Musa Barrow to Bologna
In Italy, three deals have also caught the imagination, with Fiorentina securing the long-term future of Hellas Verona loanee Sofyan Amrabat from Club Brugge and Christian Kouame from Genoa, and Bologna bringing in Atalanta's Musa Barrow on loan with the obligation to buy.
All three are in their early 20s and have the potential to take their game to another level over the next three years.
Barrow, part of Tom Saintfiet's exciting Gambia team, netted on his second Bologna outing against SPAL 2013, while Kouame could prove to be an absolute bargain for La Viola after arriving on loan with an obligation to buy for a minimum €10 million in the summer.
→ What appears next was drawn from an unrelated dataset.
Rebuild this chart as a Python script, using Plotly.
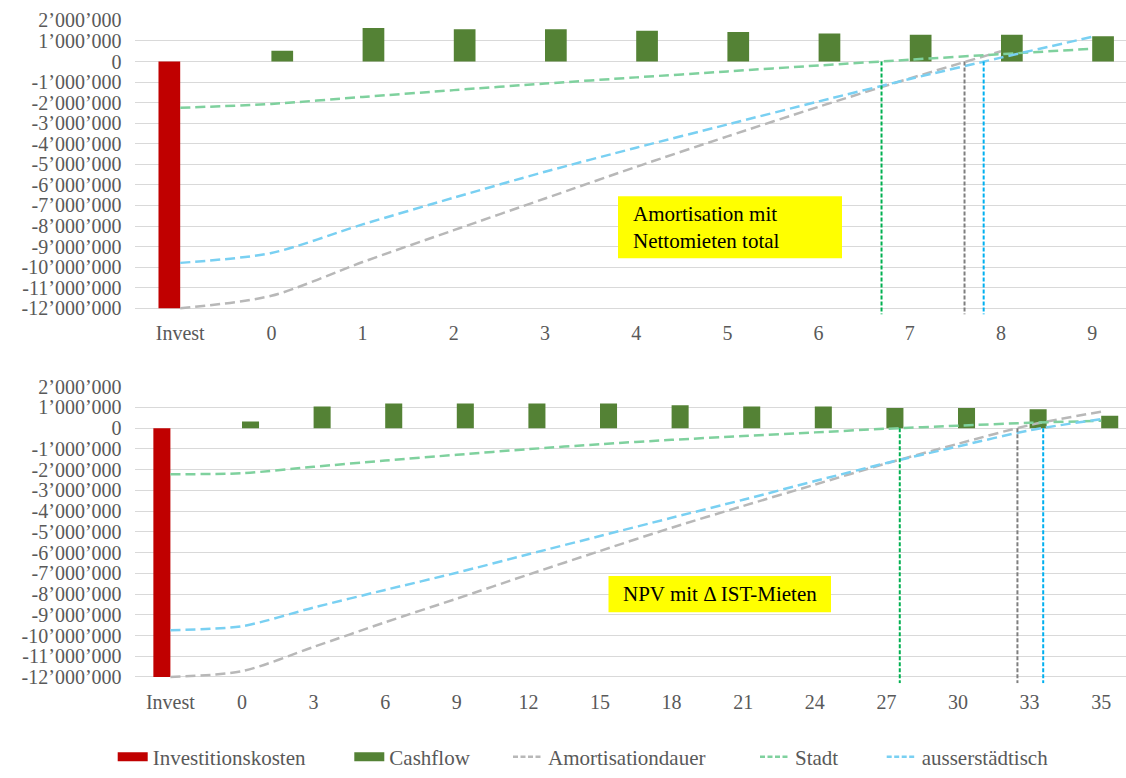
import numpy as np
import plotly.graph_objects as go

# ---------------- data ----------------
top_categories = ["Invest", "0", "1", "2", "3", "4", "5", "6", "7", "8", "9"]
top_years = [0, 1, 2, 3, 4, 5, 6, 7, 8, 9]
top_invest = [-12_000_000]
top_cashflow = [None, 530_000, 1_630_000, 1_570_000, 1_570_000, 1_500_000,
                1_440_000, 1_360_000, 1_300_000, 1_300_000, 1_230_000]
top_amort = [-12_000_000, -11_390_000, -9_750_000, -8_200_000, -6_660_000, -5_120_000,
             -3_640_000, -2_200_000, -820_000, 500_000, None]
top_stadt = [-2_250_000, -2_060_000, -1_720_000, -1_390_000, -1_070_000, -770_000,
             -480_000, -190_000, 90_000, 360_000, 620_000]
top_aussen = [-9_790_000, -9_310_000, -7_920_000, -6_620_000, -5_360_000, -4_190_000,
              -3_060_000, -1_940_000, -850_000, 190_000, 1_200_000]
top_payback = {"Stadt": 6.69, "Amortisationdauer": 7.60, "ausserstädtisch": 7.81}

bottom_categories = ["Invest", "0", "3", "6", "9", "12", "15", "18", "21", "24",
                     "27", "30", "33", "35"]
bottom_years = [0, 3, 6, 9, 12, 15, 18, 21, 24, 27, 30, 33, 35]
bottom_invest = [-12_000_000]
bottom_cashflow = [None, 330_000, 1_050_000, 1_190_000, 1_190_000, 1_190_000, 1_190_000,
                   1_110_000, 1_050_000, 1_050_000, 980_000, 980_000, 920_000, 600_000]
bottom_amort = [-12_000_000, -11_720_000, -10_550_000, -9_360_000, -8_220_000, -7_060_000,
                -5_920_000, -4_800_000, -3_750_000, -2_720_000, -1_700_000, -750_000,
                150_000, 800_000]
bottom_stadt = [-2_220_000, -2_170_000, -1_860_000, -1_560_000, -1_280_000, -1_010_000,
                -770_000, -560_000, -380_000, -200_000, -25_000, 120_000, 260_000, 360_000]
bottom_aussen = [-9_740_000, -9_550_000, -8_650_000, -7_800_000, -6_970_000, -6_080_000,
                 -5_200_000, -4_320_000, -3_450_000, -2_550_000, -1_680_000, -880_000,
                 -100_000, 440_000]
bottom_payback = {"Stadt": 27.56, "Amortisationdauer": 32.49, "ausserstädtisch": 33.38}

y_ticks = list(range(-12_000_000, 2_000_001, 1_000_000))

# ---------------- styling ----------------
FONT = "Liberation Serif, Times New Roman, serif"
TICK_GREY = "#595959"
GRID = "#d9d9d9"
RED = "#c00000"
DARK_GREEN = "#548235"
LINE_COLORS = {"Amortisationdauer": "#b8b8b8", "Stadt": "#7fd19e", "ausserstädtisch": "#79d0f2"}
PAYBACK_COLORS = {"Amortisationdauer": "#7f7f7f", "Stadt": "#00b050", "ausserstädtisch": "#00b0f0"}


def swiss(v):
    s = f"{abs(v):,}".replace(",", "\u2019")
    return ("-" if v < 0 else "") + s


y_ticktext = [swiss(v) for v in y_ticks]

fig = go.Figure()


def add_panel(xa, ya, cats, invest, cashflow, amort, stadt, aussen):
    fig.add_trace(go.Bar(x=cats[:1], y=invest, name="Investitionskosten", marker_color=RED,
                         marker_line_width=0, offsetgroup="inv", xaxis=xa, yaxis=ya,
                         showlegend=False))
    fig.add_trace(go.Bar(x=cats, y=cashflow, name="Cashflow", marker_color=DARK_GREEN,
                         marker_line_width=0, offsetgroup="cf", xaxis=xa, yaxis=ya,
                         showlegend=False))
    for name, vals in (("Amortisationdauer", amort), ("Stadt", stadt),
                       ("ausserstädtisch", aussen)):
        fig.add_trace(go.Scatter(x=cats, y=vals, name=name, mode="lines",
                                 line=dict(color=LINE_COLORS[name], width=2.5, dash="10px,5px",
                                           shape="spline", smoothing=0.8),
                                 xaxis=xa, yaxis=ya, showlegend=False))


add_panel("x", "y", top_categories, top_invest, top_cashflow, top_amort, top_stadt, top_aussen)
add_panel("x2", "y2", bottom_categories, bottom_invest, bottom_cashflow, bottom_amort,
          bottom_stadt, bottom_aussen)

W, H = 1126, 778

# legend entries, each in its own legend box so the spacing can be set per item
legend_items = [("Investitionskosten", dict(color=RED, width=9), 112.7),
                ("Cashflow", dict(color=DARK_GREEN, width=9), 349.3),
                ("Amortisationdauer", dict(color=LINE_COLORS["Amortisationdauer"], width=2.5,
                                           dash="5px,2.5px"), 508),
                ("Stadt", dict(color=LINE_COLORS["Stadt"], width=2.5, dash="5px,2.5px"), 755),
                ("ausserstädtisch", dict(color=LINE_COLORS["ausserstädtisch"], width=2.5,
                                         dash="5px,2.5px"), 881.7)]
legend_layout = {}
for i, (name, line, lx) in enumerate(legend_items):
    key = "legend" if i == 0 else f"legend{i + 1}"
    fig.add_trace(go.Scatter(x=[None], y=[None], name=name, mode="lines", line=line,
                             legend=key))
    legend_layout[key] = dict(orientation="h", x=lx / W, xanchor="left", y=1 - 768 / H,
                              yanchor="middle", bgcolor="rgba(0,0,0,0)", borderwidth=0,
                              font=dict(family=FONT, size=21, color=TICK_GREY),
                              itemclick=False, itemdoubleclick=False)

Y_BOTTOM = -12_300_000

# payback markers: vertical dashed lines from zero down to the axis
for xa, ya, years, payback in (("x", "y", top_years, top_payback),
                               ("x2", "y2", bottom_years, bottom_payback)):
    idx = np.arange(1, len(years) + 1)
    for name, yr in payback.items():
        pos = float(np.interp(yr, years, idx))
        fig.add_shape(type="line", xref=xa, yref=ya, x0=pos, x1=pos, y0=0, y1=Y_BOTTOM,
                      line=dict(color=PAYBACK_COLORS[name], width=2, dash="4px,2px"))

# text boxes
boxes = [
    ((618, 199, 842, 262), 631, 231, "Amortisation mit<br>Nettomieten total"),
    ((608.5, 584.3, 831, 621), 620.5, 603, "NPV mit \u0394 IST-Mieten"),
]
for (x0, y0, x1, y1), tx, ty, text in boxes:
    fig.add_shape(type="rect", xref="paper", yref="paper", x0=x0 / W, x1=x1 / W,
                  y0=1 - y1 / H, y1=1 - y0 / H, fillcolor="#ffff00", line_width=0,
                  layer="above")
    fig.add_annotation(xref="paper", yref="paper", x=tx / W, y=1 - ty / H, text=text,
                       showarrow=False, xanchor="left", yanchor="middle", align="left",
                       font=dict(family=FONT, size=21, color="#000000"))

x_left = 134.6 / W
axis_common = dict(tickfont=dict(family=FONT, size=20, color=TICK_GREY), automargin=False,
                   fixedrange=True)
xaxis_common = dict(type="category", showgrid=False, showline=False, zeroline=False,
                    ticks="outside", ticklen=1, tickcolor="rgba(0,0,0,0)", **axis_common)
yaxis_common = dict(range=[Y_BOTTOM, 2_000_500], tickvals=y_ticks, ticktext=y_ticktext,
                    showgrid=True, gridcolor=GRID, gridwidth=1, zeroline=True,
                    zerolinecolor=GRID, zerolinewidth=1, showline=False, ticks="outside",
                    ticklen=8, tickcolor="rgba(0,0,0,0)", **axis_common)
fig.update_layout(
    width=W, height=H,
    margin=dict(l=0, r=0, t=0, b=0),
    paper_bgcolor="white", plot_bgcolor="white",
    barmode="group", bargap=0.524, bargroupgap=0,
    font=dict(family=FONT, color=TICK_GREY),
    hovermode=False,
    xaxis=dict(domain=[x_left, 1], range=[-0.5, -0.5 + (W - 134.6) / 91.2], anchor="y",
               **xaxis_common),
    yaxis=dict(domain=[1 - 319 / H, 1 - 20.7 / H], anchor="x", **yaxis_common),
    xaxis2=dict(domain=[x_left, 1], range=[-0.5, -0.5 + (W - 134.6) / 71.6], anchor="y2",
                **xaxis_common),
    yaxis2=dict(domain=[1 - 693 / H, 1 - 392.3 / H], anchor="x2", **yaxis_common),
    **legend_layout,
)

fig.write_html("out.html")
The young Ivorian striker is injured for the rest of the campaign after damaging his ACL at the U-23 Afcon, but he'd already made eight decisive contributions (five goals, three assists) in 11 Serie A outings, and marries finishing ability with lightning pace, and an aerial threat.
It will be fascinating to see how Kouame fares competing for a place alongside the likes of Patrick Cutrone, Franck Ribery, Federico Chiesa and Dusan Vlahovic when fit next term, although in time, his transfer could prove to be the most astute African signing of the January window.